My brother died and I am here. Therapy gives you the ‘and’ part. It also taught me that the ‘and’ part was okay. A trusting relationship where you can talk and share without worrying that you’re going to upset somebody else terribly, and where you know the other person can handle however you feel without spiraling into pain means a lot. There shouldn’t be stigma with psychotherapy, because it makes a lot of difference to people who struggle. It helps you to see into those dark spaces where you’d rather not look. And then it stops those spaces from controlling your life, or dominating your relationships.
Those worst times did make me who I am. I became aware that life is to be treasured, and I think this has given me a deeper relationship with my husband and child. In the end, it also meant that I would see the value of life all around me. And I would make the choice to do work which uses agency, because there’s always a way of using imagination in a helpful way to bring about change. I don’t feel comfortable with the ‘destiny’ theorists, because learned helplessness is not something I feel comfortable with. But I understand how destiny can impact.

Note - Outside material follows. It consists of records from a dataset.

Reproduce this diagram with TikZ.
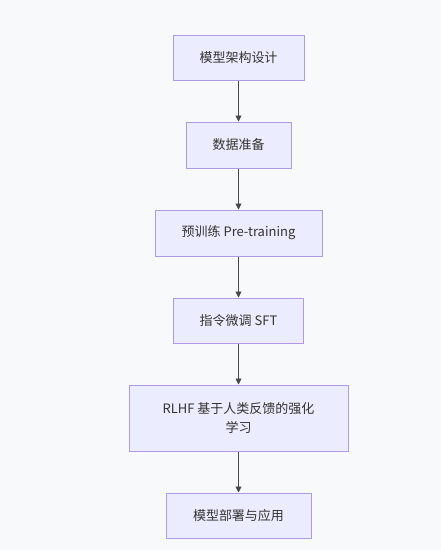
\documentclass[tikz,border=0pt]{standalone}
\usepackage{fontspec}
\setmainfont{Noto Sans CJK SC}
\usetikzlibrary{arrows.meta}
\definecolor{bg}{HTML}{F8F9FA}
\definecolor{nodefill}{HTML}{ECECFF}
\definecolor{nodedraw}{HTML}{B09AE4}
\definecolor{txt}{HTML}{333333}
\tikzset{
  flowbox/.style={draw=nodedraw, fill=nodefill, line width=1pt, rectangle, inner sep=0pt,
    text=txt, font=\fontsize{13}{19}\selectfont, align=center},
  flowarrow/.style={draw=txt!90, line width=0.9pt, -{Triangle[length=6pt,width=6pt]}}
}
\begin{document}
\begin{tikzpicture}[x=1pt,y=-1pt]
\fill[bg] (0,0) rectangle (441,550);
\useasboundingbox (0,0) rectangle (441,550);
\node[flowbox, minimum width=131pt, minimum height=45pt] (n1) at (238.5,57.5) {模型架构设计};
\node[flowbox, minimum width=105pt, minimum height=46pt] (n2) at (238.5,145) {数据准备};
\node[flowbox, minimum width=167pt, minimum height=46pt] (n3) at (238.5,233) {预训练 Pre-training};
\node[flowbox, minimum width=130pt, minimum height=45pt] (n4) at (238.5,320.5) {指令微调 SFT};
\node[flowbox, minimum width=219pt, minimum height=66pt] (n5) at (238.5,418) {RLHF 基于人类反馈的强化\\学习};
\node[flowbox, minimum width=145pt, minimum height=45pt] (n6) at (238.5,515.5) {模型部署与应用};
\draw[flowarrow] (n1) -- (n2);
\draw[flowarrow] (n2) -- (n3);
\draw[flowarrow] (n3) -- (n4);
\draw[flowarrow] (n4) -- (n5);
\draw[flowarrow] (n5) -- (n6);
\end{tikzpicture}
\end{document}
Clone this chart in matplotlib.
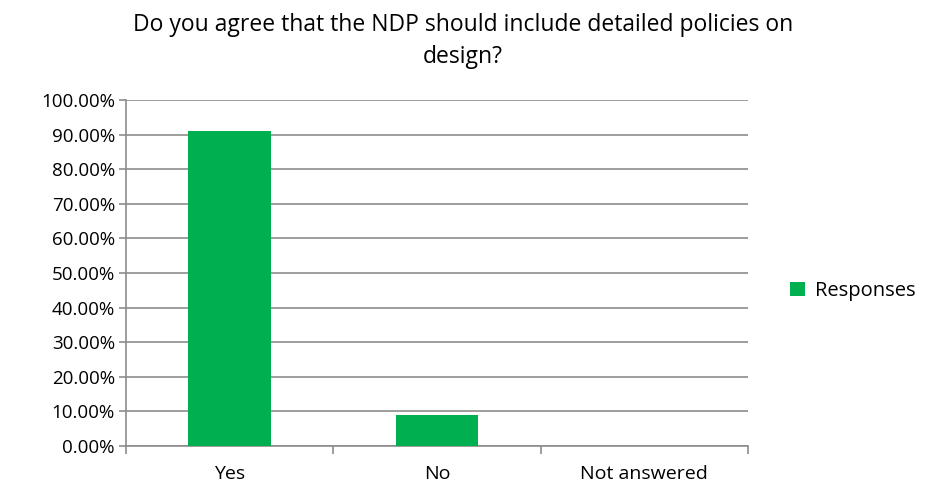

A couple of weeks ago, I read a post which declared that it isn’t the struggles we face which kill us, it is the stigma which comes with them. And one of the ways of working against stigma is to share. The bigger and more open the group of people who refuse to hide away, the more likely that stigma will reduce.
The gay activist Harvey Milk was once asked by a younger gay man what he could do to help the movement, and Harvey Milk said, “Go out and tell someone.” There’s always somebody who wants to confiscate our humanity, and there are always stories that restore it. If we live out loud, we can trounce the hatred (Andrew Solomon).
I learned that questions and fears are okay. When we doubt the paths or insights we have, we learn to explore new answers. I learned that I have choices, and I have a past. It’s a part of who I am, and it shaped my life today.
Forge meaning. Build identity. Forge meaning. Build identity. And then invite the world to share your joy.
My journey into psychotherapy began with relief, but it brought joy. No matter how insightful critical theory is, and no matter how important it is to realize that people should never adapt to oppressive circumstances, I would never speak out against my own experience of psychotherapy. It shouldn’t be stigmatized. Actually, health care should award points for people who go to therapy in the same way they award points for people going to gym.
People told me that therapy could make me selfish. They said it was about navel gazing. But I found the opposite to be true. I’m still anxious at times, but I know what to do with it and how to ride the waves. I haven’t lost my sensitivity. By focusing less on what could go wrong (with my life) I’ve been able to take far more interest in the world around me. And so I share my joy.